In the darkness, it was easier to make-believe that I exercised a sort of divine control over my life. In the light is freedom, but I preferred the narrowly defined, clearly articulated, walls of my lightless jail cell. Here I could conduct my rituals of wound-biting, skirt-chasing, revenge-plotting, alcohol-forgetting, porn-watching, hope-hating, and a host of other mental and physical forms of slavery. But those were better than living in the light, because in the light I would be free—free to hope again, love again, live again in the grace and forgiveness of the God who won’t let me be god.

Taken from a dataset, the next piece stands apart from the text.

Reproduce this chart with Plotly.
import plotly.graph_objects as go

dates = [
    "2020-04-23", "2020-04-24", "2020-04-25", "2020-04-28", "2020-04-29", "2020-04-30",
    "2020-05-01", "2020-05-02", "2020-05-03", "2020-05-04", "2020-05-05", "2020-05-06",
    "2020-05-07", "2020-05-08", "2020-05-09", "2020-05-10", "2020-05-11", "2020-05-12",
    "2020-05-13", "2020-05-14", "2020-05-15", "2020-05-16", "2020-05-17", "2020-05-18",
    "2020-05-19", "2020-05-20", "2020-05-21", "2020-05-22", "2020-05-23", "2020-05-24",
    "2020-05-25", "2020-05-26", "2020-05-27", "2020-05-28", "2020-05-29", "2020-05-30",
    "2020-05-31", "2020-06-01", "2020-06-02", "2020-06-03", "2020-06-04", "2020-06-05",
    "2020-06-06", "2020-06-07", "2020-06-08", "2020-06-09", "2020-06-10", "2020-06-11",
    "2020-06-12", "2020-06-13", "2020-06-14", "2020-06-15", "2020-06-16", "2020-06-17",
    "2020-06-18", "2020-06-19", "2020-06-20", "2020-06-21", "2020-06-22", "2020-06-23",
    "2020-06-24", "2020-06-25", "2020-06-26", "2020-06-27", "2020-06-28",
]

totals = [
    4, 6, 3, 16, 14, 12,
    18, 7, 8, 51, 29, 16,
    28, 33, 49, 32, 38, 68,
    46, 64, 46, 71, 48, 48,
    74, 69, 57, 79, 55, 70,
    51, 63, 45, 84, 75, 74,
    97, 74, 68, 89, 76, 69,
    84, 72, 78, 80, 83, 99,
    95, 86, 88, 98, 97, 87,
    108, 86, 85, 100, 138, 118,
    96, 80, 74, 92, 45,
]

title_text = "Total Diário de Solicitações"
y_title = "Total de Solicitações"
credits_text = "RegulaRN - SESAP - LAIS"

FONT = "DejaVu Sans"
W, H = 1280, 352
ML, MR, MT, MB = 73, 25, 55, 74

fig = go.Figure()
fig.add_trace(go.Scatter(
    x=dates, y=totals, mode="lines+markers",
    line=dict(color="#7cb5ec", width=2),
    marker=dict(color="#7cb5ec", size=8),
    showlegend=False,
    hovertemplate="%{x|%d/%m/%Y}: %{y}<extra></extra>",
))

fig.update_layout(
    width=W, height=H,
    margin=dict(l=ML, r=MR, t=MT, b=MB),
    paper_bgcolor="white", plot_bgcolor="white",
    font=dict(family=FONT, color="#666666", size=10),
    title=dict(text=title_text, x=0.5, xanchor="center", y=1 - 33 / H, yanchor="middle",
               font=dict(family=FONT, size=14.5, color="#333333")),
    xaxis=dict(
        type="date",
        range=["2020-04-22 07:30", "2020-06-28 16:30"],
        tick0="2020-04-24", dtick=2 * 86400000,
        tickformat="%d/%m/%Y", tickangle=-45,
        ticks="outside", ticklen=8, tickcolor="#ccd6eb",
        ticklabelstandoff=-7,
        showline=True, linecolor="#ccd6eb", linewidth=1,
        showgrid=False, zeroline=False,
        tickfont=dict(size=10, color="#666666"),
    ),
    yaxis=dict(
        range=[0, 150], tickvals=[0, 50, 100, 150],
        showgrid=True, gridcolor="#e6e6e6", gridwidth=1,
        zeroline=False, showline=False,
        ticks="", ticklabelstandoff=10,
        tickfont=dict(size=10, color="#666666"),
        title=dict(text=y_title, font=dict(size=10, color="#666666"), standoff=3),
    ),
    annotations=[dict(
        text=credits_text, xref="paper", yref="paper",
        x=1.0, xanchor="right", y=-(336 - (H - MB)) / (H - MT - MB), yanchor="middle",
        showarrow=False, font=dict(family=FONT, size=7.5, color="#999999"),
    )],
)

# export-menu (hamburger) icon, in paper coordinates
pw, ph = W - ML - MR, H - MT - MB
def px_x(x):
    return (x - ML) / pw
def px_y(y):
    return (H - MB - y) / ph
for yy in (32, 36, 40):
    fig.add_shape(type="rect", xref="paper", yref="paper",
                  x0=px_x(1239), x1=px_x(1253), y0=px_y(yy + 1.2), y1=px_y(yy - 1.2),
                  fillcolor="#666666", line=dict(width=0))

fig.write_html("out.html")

I loved the darkness because I feared all the good things in the light. Like that day I sat in my truck cab, lost as I looked over a landscape illumined by the sun, the man who has grown accustomed to the darkness is frightened of freedom. Freedom means I am not shackled anymore to what hurt me, or how I hurt others, but live in unchained liberty in a landscape of grace. You cannot truly get lost in the light, yet this is a frightening thing to one who likes being lost. You cannot be unloved in the light, yet this is scary to one who believes himself unlovable, loved with qualifications, loved so long as he conforms. You are forgiven in the light, yet there is a certain twisted consolation in thinking I am unforgiven, because that sin to which I’m bound is a drug to which I’m addicted.

I will tell you the truth: living in the darkness is easier than living in the light, but it is an ease that slowly chokes every ounce of life away. I know, I know too well, for that darkness was my foul jail cell for years. I scratched my creeds onto the floor. I bit my wounds. I celebrated my profane mysteries within those blackened walls. And I feared the light and freedom and love and forgiveness of life in the light, of a life inextricably bound up in the life of Jesus Christ.

But he would not let the jail cell be my final resting place, nor will he let it be yours. He leaps into the darkness with his wild and reckless love. He enters our cells that reek of decomposing lives, and he pulls us up from the floors on which we crouch in fear. He pries open our fingers to take away the idols to which we cling. He pours over our heads a bucket of warm, soapy water, mixed with his crucifixion blood, and he washes away every smudge of sin and stink and death. And finally, he picks us up and carried us out into the light. At first, it hurts. It’s blinding. It’s too free. But he won’t let us go. He holds us there. To our trembling hearts, he whispers, “Listen, I love you. I have never stopped loving you. All is well now. You are forgiven. Your past no longer defines you. I define you, for you are mine. All I have is yours. My peace, my hope, my Father, my everything is yours. You are free.”

Yes, you are free. In Christ, our crucified Brother, we are liberated to be the children of our heavenly Father. To run and laugh on the playground of his grace. To see on his face nothing but a beaming smile of favor. To be blessedly lost in a love that knows no limitations. All this is yours, for you are of Christ, and Christ is of God, and God is all for you.